-------- COLLECTED MATERIAL --------
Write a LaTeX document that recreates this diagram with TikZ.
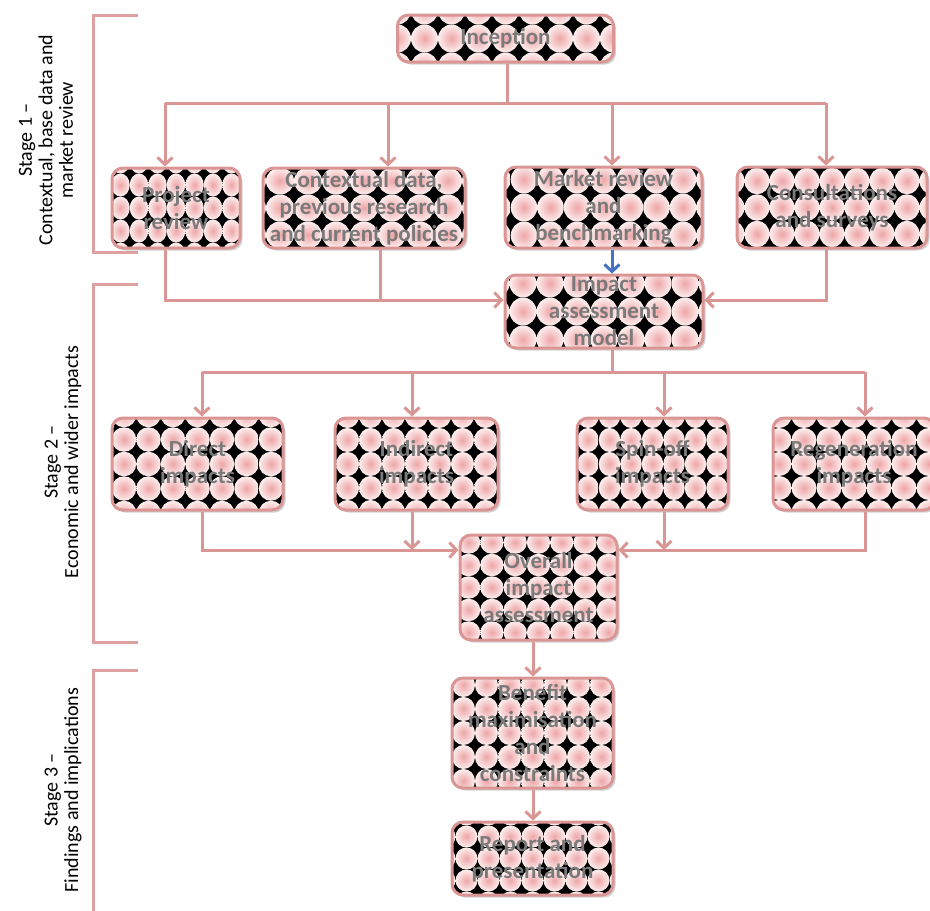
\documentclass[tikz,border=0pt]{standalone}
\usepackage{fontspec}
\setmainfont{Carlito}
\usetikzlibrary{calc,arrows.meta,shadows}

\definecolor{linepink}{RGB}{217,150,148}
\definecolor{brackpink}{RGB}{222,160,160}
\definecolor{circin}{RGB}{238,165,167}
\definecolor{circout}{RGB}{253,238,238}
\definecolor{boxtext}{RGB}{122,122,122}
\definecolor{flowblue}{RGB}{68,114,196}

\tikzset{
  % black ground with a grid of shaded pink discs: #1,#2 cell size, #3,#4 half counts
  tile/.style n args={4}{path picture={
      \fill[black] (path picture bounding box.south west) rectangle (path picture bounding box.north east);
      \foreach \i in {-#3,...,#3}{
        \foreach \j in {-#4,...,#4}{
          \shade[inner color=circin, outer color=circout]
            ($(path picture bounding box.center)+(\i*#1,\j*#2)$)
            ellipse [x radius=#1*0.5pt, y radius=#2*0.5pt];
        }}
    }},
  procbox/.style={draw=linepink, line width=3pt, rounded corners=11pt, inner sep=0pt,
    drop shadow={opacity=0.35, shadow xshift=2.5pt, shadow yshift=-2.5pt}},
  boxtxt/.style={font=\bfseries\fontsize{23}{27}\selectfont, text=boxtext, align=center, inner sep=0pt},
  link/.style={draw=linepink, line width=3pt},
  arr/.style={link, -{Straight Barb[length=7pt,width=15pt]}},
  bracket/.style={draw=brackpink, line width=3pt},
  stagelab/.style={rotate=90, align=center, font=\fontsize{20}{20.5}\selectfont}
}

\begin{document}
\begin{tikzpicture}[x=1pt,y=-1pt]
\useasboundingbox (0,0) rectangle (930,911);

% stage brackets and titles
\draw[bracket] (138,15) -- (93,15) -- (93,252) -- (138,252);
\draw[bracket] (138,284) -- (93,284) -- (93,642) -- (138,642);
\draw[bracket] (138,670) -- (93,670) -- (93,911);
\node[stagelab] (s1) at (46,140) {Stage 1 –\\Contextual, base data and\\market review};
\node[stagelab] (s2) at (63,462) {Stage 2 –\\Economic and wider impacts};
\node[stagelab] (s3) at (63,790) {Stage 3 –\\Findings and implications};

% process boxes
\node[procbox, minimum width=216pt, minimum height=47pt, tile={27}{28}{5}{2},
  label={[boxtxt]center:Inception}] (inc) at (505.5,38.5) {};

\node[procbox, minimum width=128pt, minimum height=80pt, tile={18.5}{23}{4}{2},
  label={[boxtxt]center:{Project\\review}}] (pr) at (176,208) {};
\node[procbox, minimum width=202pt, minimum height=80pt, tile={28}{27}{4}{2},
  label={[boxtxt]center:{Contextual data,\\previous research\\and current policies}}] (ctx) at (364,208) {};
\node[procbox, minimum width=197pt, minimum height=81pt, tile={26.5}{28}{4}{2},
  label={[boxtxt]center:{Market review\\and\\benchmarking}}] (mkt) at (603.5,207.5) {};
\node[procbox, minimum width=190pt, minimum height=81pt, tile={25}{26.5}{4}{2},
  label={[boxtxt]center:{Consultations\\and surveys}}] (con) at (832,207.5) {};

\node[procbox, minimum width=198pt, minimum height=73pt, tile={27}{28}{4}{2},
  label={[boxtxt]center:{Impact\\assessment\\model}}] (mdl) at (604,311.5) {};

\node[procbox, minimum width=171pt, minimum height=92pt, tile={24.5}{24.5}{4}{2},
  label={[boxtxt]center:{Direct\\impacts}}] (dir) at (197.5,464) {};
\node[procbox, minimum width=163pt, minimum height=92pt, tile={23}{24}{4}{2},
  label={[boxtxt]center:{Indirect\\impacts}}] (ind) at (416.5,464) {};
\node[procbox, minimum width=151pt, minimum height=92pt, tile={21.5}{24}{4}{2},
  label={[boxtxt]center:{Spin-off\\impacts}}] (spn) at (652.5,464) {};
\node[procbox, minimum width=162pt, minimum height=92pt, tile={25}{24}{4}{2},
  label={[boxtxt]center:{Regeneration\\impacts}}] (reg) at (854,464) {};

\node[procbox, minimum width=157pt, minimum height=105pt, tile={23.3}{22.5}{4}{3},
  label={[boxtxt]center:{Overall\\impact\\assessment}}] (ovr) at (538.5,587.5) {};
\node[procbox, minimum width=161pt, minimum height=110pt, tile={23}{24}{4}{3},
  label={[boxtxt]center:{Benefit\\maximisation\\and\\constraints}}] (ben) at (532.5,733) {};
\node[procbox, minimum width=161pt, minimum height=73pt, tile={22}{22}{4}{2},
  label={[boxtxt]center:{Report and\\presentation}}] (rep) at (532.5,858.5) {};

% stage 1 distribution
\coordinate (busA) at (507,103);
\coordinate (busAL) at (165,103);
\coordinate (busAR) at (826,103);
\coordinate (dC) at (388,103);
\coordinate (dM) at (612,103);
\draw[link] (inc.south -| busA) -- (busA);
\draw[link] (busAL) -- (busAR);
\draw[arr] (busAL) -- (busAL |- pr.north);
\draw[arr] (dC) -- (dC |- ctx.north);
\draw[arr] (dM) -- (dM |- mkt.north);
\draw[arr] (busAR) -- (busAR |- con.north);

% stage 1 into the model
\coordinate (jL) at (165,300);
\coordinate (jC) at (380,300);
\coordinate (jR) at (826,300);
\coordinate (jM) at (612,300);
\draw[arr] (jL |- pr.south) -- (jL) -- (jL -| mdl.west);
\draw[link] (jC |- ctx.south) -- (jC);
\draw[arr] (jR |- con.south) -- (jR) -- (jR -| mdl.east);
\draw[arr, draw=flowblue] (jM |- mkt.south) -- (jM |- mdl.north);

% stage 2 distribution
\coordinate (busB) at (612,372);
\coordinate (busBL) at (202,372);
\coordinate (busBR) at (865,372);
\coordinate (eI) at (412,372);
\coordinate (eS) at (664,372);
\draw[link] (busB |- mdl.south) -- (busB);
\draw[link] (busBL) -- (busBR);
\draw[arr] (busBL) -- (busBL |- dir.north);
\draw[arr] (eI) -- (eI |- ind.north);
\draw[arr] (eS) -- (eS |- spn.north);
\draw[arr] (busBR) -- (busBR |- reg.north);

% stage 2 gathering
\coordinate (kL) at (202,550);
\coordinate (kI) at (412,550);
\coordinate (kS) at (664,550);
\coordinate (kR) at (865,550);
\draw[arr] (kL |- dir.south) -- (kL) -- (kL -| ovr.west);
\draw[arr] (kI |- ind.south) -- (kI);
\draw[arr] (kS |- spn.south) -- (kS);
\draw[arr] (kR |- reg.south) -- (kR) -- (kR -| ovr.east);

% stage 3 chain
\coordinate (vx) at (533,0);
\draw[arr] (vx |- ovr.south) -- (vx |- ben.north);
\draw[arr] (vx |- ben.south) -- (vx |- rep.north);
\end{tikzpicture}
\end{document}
--------
● WHAT IS NEEDED:
Skipping the pictures, transcribe each line above exactly as it appears.

● OUTPUT OF THE EXERCISE:
Write a LaTeX document that recreates this diagram with TikZ.
\documentclass[tikz,border=0pt]{standalone}
\usepackage{fontspec}
\setmainfont{Carlito}
\usetikzlibrary{calc,arrows.meta,shadows}

\definecolor{linepink}{RGB}{217,150,148}
\definecolor{brackpink}{RGB}{222,160,160}
\definecolor{circin}{RGB}{238,165,167}
\definecolor{circout}{RGB}{253,238,238}
\definecolor{boxtext}{RGB}{122,122,122}
\definecolor{flowblue}{RGB}{68,114,196}

\tikzset{
  % black ground with a grid of shaded pink discs: #1,#2 cell size, #3,#4 half counts
  tile/.style n args={4}{path picture={
      \fill[black] (path picture bounding box.south west) rectangle (path picture bounding box.north east);
      \foreach \i in {-#3,...,#3}{
        \foreach \j in {-#4,...,#4}{
          \shade[inner color=circin, outer color=circout]
            ($(path picture bounding box.center)+(\i*#1,\j*#2)$)
            ellipse [x radius=#1*0.5pt, y radius=#2*0.5pt];
        }}
    }},
  procbox/.style={draw=linepink, line width=3pt, rounded corners=11pt, inner sep=0pt,
    drop shadow={opacity=0.35, shadow xshift=2.5pt, shadow yshift=-2.5pt}},
  boxtxt/.style={font=\bfseries\fontsize{23}{27}\selectfont, text=boxtext, align=center, inner sep=0pt},
  link/.style={draw=linepink, line width=3pt},
  arr/.style={link, -{Straight Barb[length=7pt,width=15pt]}},
  bracket/.style={draw=brackpink, line width=3pt},
  stagelab/.style={rotate=90, align=center, font=\fontsize{20}{20.5}\selectfont}
}

\begin{document}
\begin{tikzpicture}[x=1pt,y=-1pt]
\useasboundingbox (0,0) rectangle (930,911);

% stage brackets and titles
\draw[bracket] (138,15) -- (93,15) -- (93,252) -- (138,252);
\draw[bracket] (138,284) -- (93,284) -- (93,642) -- (138,642);
\draw[bracket] (138,670) -- (93,670) -- (93,911);
\node[stagelab] (s1) at (46,140) {Stage 1 –\\Contextual, base data and\\market review};
\node[stagelab] (s2) at (63,462) {Stage 2 –\\Economic and wider impacts};
\node[stagelab] (s3) at (63,790) {Stage 3 –\\Findings and implications};

% process boxes
\node[procbox, minimum width=216pt, minimum height=47pt, tile={27}{28}{5}{2},
  label={[boxtxt]center:Inception}] (inc) at (505.5,38.5) {};

\node[procbox, minimum width=128pt, minimum height=80pt, tile={18.5}{23}{4}{2},
  label={[boxtxt]center:{Project\\review}}] (pr) at (176,208) {};
\node[procbox, minimum width=202pt, minimum height=80pt, tile={28}{27}{4}{2},
  label={[boxtxt]center:{Contextual data,\\previous research\\and current policies}}] (ctx) at (364,208) {};
\node[procbox, minimum width=197pt, minimum height=81pt, tile={26.5}{28}{4}{2},
  label={[boxtxt]center:{Market review\\and\\benchmarking}}] (mkt) at (603.5,207.5) {};
\node[procbox, minimum width=190pt, minimum height=81pt, tile={25}{26.5}{4}{2},
  label={[boxtxt]center:{Consultations\\and surveys}}] (con) at (832,207.5) {};

\node[procbox, minimum width=198pt, minimum height=73pt, tile={27}{28}{4}{2},
  label={[boxtxt]center:{Impact\\assessment\\model}}] (mdl) at (604,311.5) {};

\node[procbox, minimum width=171pt, minimum height=92pt, tile={24.5}{24.5}{4}{2},
  label={[boxtxt]center:{Direct\\impacts}}] (dir) at (197.5,464) {};
\node[procbox, minimum width=163pt, minimum height=92pt, tile={23}{24}{4}{2},
  label={[boxtxt]center:{Indirect\\impacts}}] (ind) at (416.5,464) {};
\node[procbox, minimum width=151pt, minimum height=92pt, tile={21.5}{24}{4}{2},
  label={[boxtxt]center:{Spin-off\\impacts}}] (spn) at (652.5,464) {};
\node[procbox, minimum width=162pt, minimum height=92pt, tile={25}{24}{4}{2},
  label={[boxtxt]center:{Regeneration\\impacts}}] (reg) at (854,464) {};

\node[procbox, minimum width=157pt, minimum height=105pt, tile={23.3}{22.5}{4}{3},
  label={[boxtxt]center:{Overall\\impact\\assessment}}] (ovr) at (538.5,587.5) {};
\node[procbox, minimum width=161pt, minimum height=110pt, tile={23}{24}{4}{3},
  label={[boxtxt]center:{Benefit\\maximisation\\and\\constraints}}] (ben) at (532.5,733) {};
\node[procbox, minimum width=161pt, minimum height=73pt, tile={22}{22}{4}{2},
  label={[boxtxt]center:{Report and\\presentation}}] (rep) at (532.5,858.5) {};

% stage 1 distribution
\coordinate (busA) at (507,103);
\coordinate (busAL) at (165,103);
\coordinate (busAR) at (826,103);
\coordinate (dC) at (388,103);
\coordinate (dM) at (612,103);
\draw[link] (inc.south -| busA) -- (busA);
\draw[link] (busAL) -- (busAR);
\draw[arr] (busAL) -- (busAL |- pr.north);
\draw[arr] (dC) -- (dC |- ctx.north);
\draw[arr] (dM) -- (dM |- mkt.north);
\draw[arr] (busAR) -- (busAR |- con.north);

% stage 1 into the model
\coordinate (jL) at (165,300);
\coordinate (jC) at (380,300);
\coordinate (jR) at (826,300);
\coordinate (jM) at (612,300);
\draw[arr] (jL |- pr.south) -- (jL) -- (jL -| mdl.west);
\draw[link] (jC |- ctx.south) -- (jC);
\draw[arr] (jR |- con.south) -- (jR) -- (jR -| mdl.east);
\draw[arr, draw=flowblue] (jM |- mkt.south) -- (jM |- mdl.north);

% stage 2 distribution
\coordinate (busB) at (612,372);
\coordinate (busBL) at (202,372);
\coordinate (busBR) at (865,372);
\coordinate (eI) at (412,372);
\coordinate (eS) at (664,372);
\draw[link] (busB |- mdl.south) -- (busB);
\draw[link] (busBL) -- (busBR);
\draw[arr] (busBL) -- (busBL |- dir.north);
\draw[arr] (eI) -- (eI |- ind.north);
\draw[arr] (eS) -- (eS |- spn.north);
\draw[arr] (busBR) -- (busBR |- reg.north);

% stage 2 gathering
\coordinate (kL) at (202,550);
\coordinate (kI) at (412,550);
\coordinate (kS) at (664,550);
\coordinate (kR) at (865,550);
\draw[arr] (kL |- dir.south) -- (kL) -- (kL -| ovr.west);
\draw[arr] (kI |- ind.south) -- (kI);
\draw[arr] (kS |- spn.south) -- (kS);
\draw[arr] (kR |- reg.south) -- (kR) -- (kR -| ovr.east);

% stage 3 chain
\coordinate (vx) at (533,0);
\draw[arr] (vx |- ovr.south) -- (vx |- ben.north);
\draw[arr] (vx |- ben.south) -- (vx |- rep.north);
\end{tikzpicture}
\end{document}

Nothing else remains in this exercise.